§ Supplied information:
(begin)

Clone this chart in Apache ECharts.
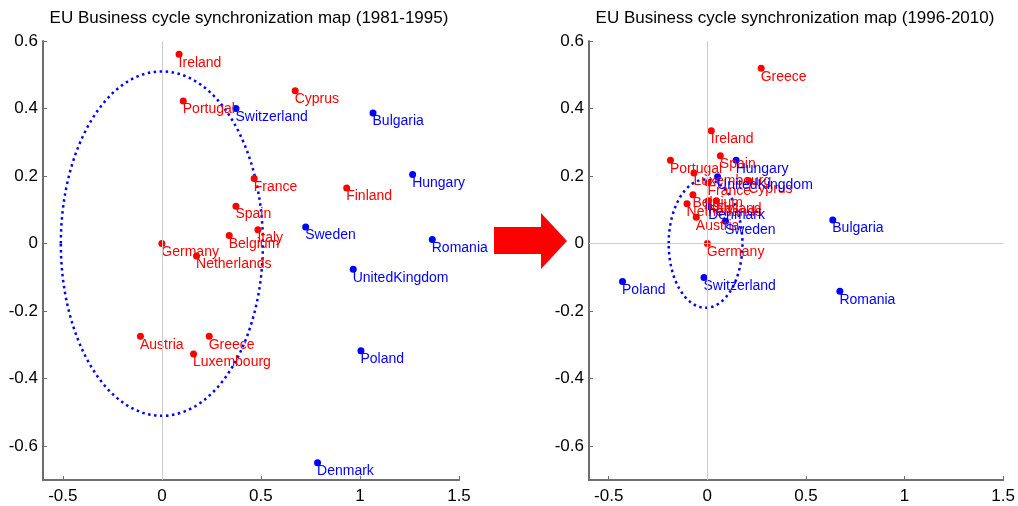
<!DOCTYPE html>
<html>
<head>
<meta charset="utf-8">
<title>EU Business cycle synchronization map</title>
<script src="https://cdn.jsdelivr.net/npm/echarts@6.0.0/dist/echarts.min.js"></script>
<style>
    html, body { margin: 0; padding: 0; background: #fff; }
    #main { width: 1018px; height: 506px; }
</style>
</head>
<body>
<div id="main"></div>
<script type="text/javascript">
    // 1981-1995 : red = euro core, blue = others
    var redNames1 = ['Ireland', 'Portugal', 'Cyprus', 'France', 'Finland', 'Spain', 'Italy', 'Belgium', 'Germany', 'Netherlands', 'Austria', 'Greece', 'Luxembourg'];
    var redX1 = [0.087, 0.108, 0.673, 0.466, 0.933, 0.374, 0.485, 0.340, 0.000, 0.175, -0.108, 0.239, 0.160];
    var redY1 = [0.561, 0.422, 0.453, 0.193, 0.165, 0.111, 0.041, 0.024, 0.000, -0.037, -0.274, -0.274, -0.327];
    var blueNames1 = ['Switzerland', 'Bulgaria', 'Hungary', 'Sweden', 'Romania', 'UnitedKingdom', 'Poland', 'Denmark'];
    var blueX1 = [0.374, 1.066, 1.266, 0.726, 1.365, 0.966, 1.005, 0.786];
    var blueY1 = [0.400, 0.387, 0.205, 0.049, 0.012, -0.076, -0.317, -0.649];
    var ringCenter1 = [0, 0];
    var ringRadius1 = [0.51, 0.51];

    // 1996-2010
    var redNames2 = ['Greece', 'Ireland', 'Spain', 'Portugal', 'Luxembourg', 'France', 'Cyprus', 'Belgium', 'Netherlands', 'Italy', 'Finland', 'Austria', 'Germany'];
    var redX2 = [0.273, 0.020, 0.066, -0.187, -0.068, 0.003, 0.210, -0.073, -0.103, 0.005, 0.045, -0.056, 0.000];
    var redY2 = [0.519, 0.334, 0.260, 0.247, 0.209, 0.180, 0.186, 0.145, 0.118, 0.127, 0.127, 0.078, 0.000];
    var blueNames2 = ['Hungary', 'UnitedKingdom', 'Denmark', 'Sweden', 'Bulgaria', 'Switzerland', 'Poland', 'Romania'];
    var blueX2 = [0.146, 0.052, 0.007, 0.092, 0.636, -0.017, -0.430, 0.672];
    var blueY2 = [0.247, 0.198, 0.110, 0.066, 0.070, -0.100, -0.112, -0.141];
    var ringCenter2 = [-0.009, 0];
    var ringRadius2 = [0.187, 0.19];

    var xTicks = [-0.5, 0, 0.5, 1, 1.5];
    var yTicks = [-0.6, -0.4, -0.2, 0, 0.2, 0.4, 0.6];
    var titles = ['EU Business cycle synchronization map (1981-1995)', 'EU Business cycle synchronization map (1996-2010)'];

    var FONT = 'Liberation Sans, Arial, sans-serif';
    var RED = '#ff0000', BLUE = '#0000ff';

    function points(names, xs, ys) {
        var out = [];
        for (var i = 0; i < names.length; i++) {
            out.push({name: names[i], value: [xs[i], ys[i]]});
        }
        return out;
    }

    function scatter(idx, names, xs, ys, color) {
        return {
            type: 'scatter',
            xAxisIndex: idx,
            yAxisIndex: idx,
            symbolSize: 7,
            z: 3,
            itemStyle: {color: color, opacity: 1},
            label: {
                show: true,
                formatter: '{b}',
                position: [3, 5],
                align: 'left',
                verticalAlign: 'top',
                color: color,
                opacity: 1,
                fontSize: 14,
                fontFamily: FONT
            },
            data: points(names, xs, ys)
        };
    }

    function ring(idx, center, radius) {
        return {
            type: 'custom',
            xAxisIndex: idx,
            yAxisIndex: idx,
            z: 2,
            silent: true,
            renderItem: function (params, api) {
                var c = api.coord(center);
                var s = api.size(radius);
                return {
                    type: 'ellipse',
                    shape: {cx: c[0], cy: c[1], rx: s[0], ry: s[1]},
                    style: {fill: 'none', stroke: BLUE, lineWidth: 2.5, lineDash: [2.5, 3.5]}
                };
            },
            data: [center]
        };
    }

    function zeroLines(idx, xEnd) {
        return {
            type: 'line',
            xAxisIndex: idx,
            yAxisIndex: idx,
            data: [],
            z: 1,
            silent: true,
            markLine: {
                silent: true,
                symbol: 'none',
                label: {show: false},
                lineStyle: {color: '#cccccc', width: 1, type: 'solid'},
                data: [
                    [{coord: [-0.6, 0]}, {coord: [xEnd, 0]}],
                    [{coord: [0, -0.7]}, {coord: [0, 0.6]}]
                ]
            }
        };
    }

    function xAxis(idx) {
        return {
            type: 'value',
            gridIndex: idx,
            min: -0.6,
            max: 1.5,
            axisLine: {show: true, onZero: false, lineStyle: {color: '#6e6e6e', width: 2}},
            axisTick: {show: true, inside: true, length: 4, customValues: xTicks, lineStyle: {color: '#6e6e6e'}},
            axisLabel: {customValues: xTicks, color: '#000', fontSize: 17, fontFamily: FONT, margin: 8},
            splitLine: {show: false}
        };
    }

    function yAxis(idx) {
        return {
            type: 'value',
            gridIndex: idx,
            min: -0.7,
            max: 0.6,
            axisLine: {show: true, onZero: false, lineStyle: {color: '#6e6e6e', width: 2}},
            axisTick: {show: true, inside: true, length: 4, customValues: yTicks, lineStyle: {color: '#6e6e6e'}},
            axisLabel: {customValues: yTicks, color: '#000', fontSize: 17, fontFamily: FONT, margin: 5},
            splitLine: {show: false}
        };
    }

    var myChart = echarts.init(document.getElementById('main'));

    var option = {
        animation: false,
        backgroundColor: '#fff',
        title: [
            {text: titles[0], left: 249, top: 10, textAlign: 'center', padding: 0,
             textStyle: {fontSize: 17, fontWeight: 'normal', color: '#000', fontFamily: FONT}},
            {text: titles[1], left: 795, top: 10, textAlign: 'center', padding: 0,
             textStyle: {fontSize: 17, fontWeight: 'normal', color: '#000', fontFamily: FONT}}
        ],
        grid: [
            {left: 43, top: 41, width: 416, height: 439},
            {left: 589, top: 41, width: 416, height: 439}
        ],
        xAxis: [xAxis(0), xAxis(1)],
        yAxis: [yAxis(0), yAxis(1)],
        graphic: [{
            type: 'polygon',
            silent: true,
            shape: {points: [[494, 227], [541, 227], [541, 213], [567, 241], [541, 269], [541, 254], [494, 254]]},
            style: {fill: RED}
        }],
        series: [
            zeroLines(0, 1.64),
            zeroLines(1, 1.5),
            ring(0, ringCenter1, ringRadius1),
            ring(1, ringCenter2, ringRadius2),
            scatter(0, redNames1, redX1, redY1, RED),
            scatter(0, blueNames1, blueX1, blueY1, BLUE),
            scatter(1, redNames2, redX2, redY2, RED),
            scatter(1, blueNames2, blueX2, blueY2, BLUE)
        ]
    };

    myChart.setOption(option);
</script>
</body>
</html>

(end)

Images should not appear in the copy; retype the listing above exactly.

Clone this chart in Apache ECharts.
<!DOCTYPE html>
<html>
<head>
<meta charset="utf-8">
<title>EU Business cycle synchronization map</title>
<script src="https://cdn.jsdelivr.net/npm/echarts@6.0.0/dist/echarts.min.js"></script>
<style>
    html, body { margin: 0; padding: 0; background: #fff; }
    #main { width: 1018px; height: 506px; }
</style>
</head>
<body>
<div id="main"></div>
<script type="text/javascript">
    // 1981-1995 : red = euro core, blue = others
    var redNames1 = ['Ireland', 'Portugal', 'Cyprus', 'France', 'Finland', 'Spain', 'Italy', 'Belgium', 'Germany', 'Netherlands', 'Austria', 'Greece', 'Luxembourg'];
    var redX1 = [0.087, 0.108, 0.673, 0.466, 0.933, 0.374, 0.485, 0.340, 0.000, 0.175, -0.108, 0.239, 0.160];
    var redY1 = [0.561, 0.422, 0.453, 0.193, 0.165, 0.111, 0.041, 0.024, 0.000, -0.037, -0.274, -0.274, -0.327];
    var blueNames1 = ['Switzerland', 'Bulgaria', 'Hungary', 'Sweden', 'Romania', 'UnitedKingdom', 'Poland', 'Denmark'];
    var blueX1 = [0.374, 1.066, 1.266, 0.726, 1.365, 0.966, 1.005, 0.786];
    var blueY1 = [0.400, 0.387, 0.205, 0.049, 0.012, -0.076, -0.317, -0.649];
    var ringCenter1 = [0, 0];
    var ringRadius1 = [0.51, 0.51];

    // 1996-2010
    var redNames2 = ['Greece', 'Ireland', 'Spain', 'Portugal', 'Luxembourg', 'France', 'Cyprus', 'Belgium', 'Netherlands', 'Italy', 'Finland', 'Austria', 'Germany'];
    var redX2 = [0.273, 0.020, 0.066, -0.187, -0.068, 0.003, 0.210, -0.073, -0.103, 0.005, 0.045, -0.056, 0.000];
    var redY2 = [0.519, 0.334, 0.260, 0.247, 0.209, 0.180, 0.186, 0.145, 0.118, 0.127, 0.127, 0.078, 0.000];
    var blueNames2 = ['Hungary', 'UnitedKingdom', 'Denmark', 'Sweden', 'Bulgaria', 'Switzerland', 'Poland', 'Romania'];
    var blueX2 = [0.146, 0.052, 0.007, 0.092, 0.636, -0.017, -0.430, 0.672];
    var blueY2 = [0.247, 0.198, 0.110, 0.066, 0.070, -0.100, -0.112, -0.141];
    var ringCenter2 = [-0.009, 0];
    var ringRadius2 = [0.187, 0.19];

    var xTicks = [-0.5, 0, 0.5, 1, 1.5];
    var yTicks = [-0.6, -0.4, -0.2, 0, 0.2, 0.4, 0.6];
    var titles = ['EU Business cycle synchronization map (1981-1995)', 'EU Business cycle synchronization map (1996-2010)'];

    var FONT = 'Liberation Sans, Arial, sans-serif';
    var RED = '#ff0000', BLUE = '#0000ff';

    function points(names, xs, ys) {
        var out = [];
        for (var i = 0; i < names.length; i++) {
            out.push({name: names[i], value: [xs[i], ys[i]]});
        }
        return out;
    }

    function scatter(idx, names, xs, ys, color) {
        return {
            type: 'scatter',
            xAxisIndex: idx,
            yAxisIndex: idx,
            symbolSize: 7,
            z: 3,
            itemStyle: {color: color, opacity: 1},
            label: {
                show: true,
                formatter: '{b}',
                position: [3, 5],
                align: 'left',
                verticalAlign: 'top',
                color: color,
                opacity: 1,
                fontSize: 14,
                fontFamily: FONT
            },
            data: points(names, xs, ys)
        };
    }

    function ring(idx, center, radius) {
        return {
            type: 'custom',
            xAxisIndex: idx,
            yAxisIndex: idx,
            z: 2,
            silent: true,
            renderItem: function (params, api) {
                var c = api.coord(center);
                var s = api.size(radius);
                return {
                    type: 'ellipse',
                    shape: {cx: c[0], cy: c[1], rx: s[0], ry: s[1]},
                    style: {fill: 'none', stroke: BLUE, lineWidth: 2.5, lineDash: [2.5, 3.5]}
                };
            },
            data: [center]
        };
    }

    function zeroLines(idx, xEnd) {
        return {
            type: 'line',
            xAxisIndex: idx,
            yAxisIndex: idx,
            data: [],
            z: 1,
            silent: true,
            markLine: {
                silent: true,
                symbol: 'none',
                label: {show: false},
                lineStyle: {color: '#cccccc', width: 1, type: 'solid'},
                data: [
                    [{coord: [-0.6, 0]}, {coord: [xEnd, 0]}],
                    [{coord: [0, -0.7]}, {coord: [0, 0.6]}]
                ]
            }
        };
    }

    function xAxis(idx) {
        return {
            type: 'value',
            gridIndex: idx,
            min: -0.6,
            max: 1.5,
            axisLine: {show: true, onZero: false, lineStyle: {color: '#6e6e6e', width: 2}},
            axisTick: {show: true, inside: true, length: 4, customValues: xTicks, lineStyle: {color: '#6e6e6e'}},
            axisLabel: {customValues: xTicks, color: '#000', fontSize: 17, fontFamily: FONT, margin: 8},
            splitLine: {show: false}
        };
    }

    function yAxis(idx) {
        return {
            type: 'value',
            gridIndex: idx,
            min: -0.7,
            max: 0.6,
            axisLine: {show: true, onZero: false, lineStyle: {color: '#6e6e6e', width: 2}},
            axisTick: {show: true, inside: true, length: 4, customValues: yTicks, lineStyle: {color: '#6e6e6e'}},
            axisLabel: {customValues: yTicks, color: '#000', fontSize: 17, fontFamily: FONT, margin: 5},
            splitLine: {show: false}
        };
    }

    var myChart = echarts.init(document.getElementById('main'));

    var option = {
        animation: false,
        backgroundColor: '#fff',
        title: [
            {text: titles[0], left: 249, top: 10, textAlign: 'center', padding: 0,
             textStyle: {fontSize: 17, fontWeight: 'normal', color: '#000', fontFamily: FONT}},
            {text: titles[1], left: 795, top: 10, textAlign: 'center', padding: 0,
             textStyle: {fontSize: 17, fontWeight: 'normal', color: '#000', fontFamily: FONT}}
        ],
        grid: [
            {left: 43, top: 41, width: 416, height: 439},
            {left: 589, top: 41, width: 416, height: 439}
        ],
        xAxis: [xAxis(0), xAxis(1)],
        yAxis: [yAxis(0), yAxis(1)],
        graphic: [{
            type: 'polygon',
            silent: true,
            shape: {points: [[494, 227], [541, 227], [541, 213], [567, 241], [541, 269], [541, 254], [494, 254]]},
            style: {fill: RED}
        }],
        series: [
            zeroLines(0, 1.64),
            zeroLines(1, 1.5),
            ring(0, ringCenter1, ringRadius1),
            ring(1, ringCenter2, ringRadius2),
            scatter(0, redNames1, redX1, redY1, RED),
            scatter(0, blueNames1, blueX1, blueY1, BLUE),
            scatter(1, redNames2, redX2, redY2, RED),
            scatter(1, blueNames2, blueX2, blueY2, BLUE)
        ]
    };

    myChart.setOption(option);
</script>
</body>
</html>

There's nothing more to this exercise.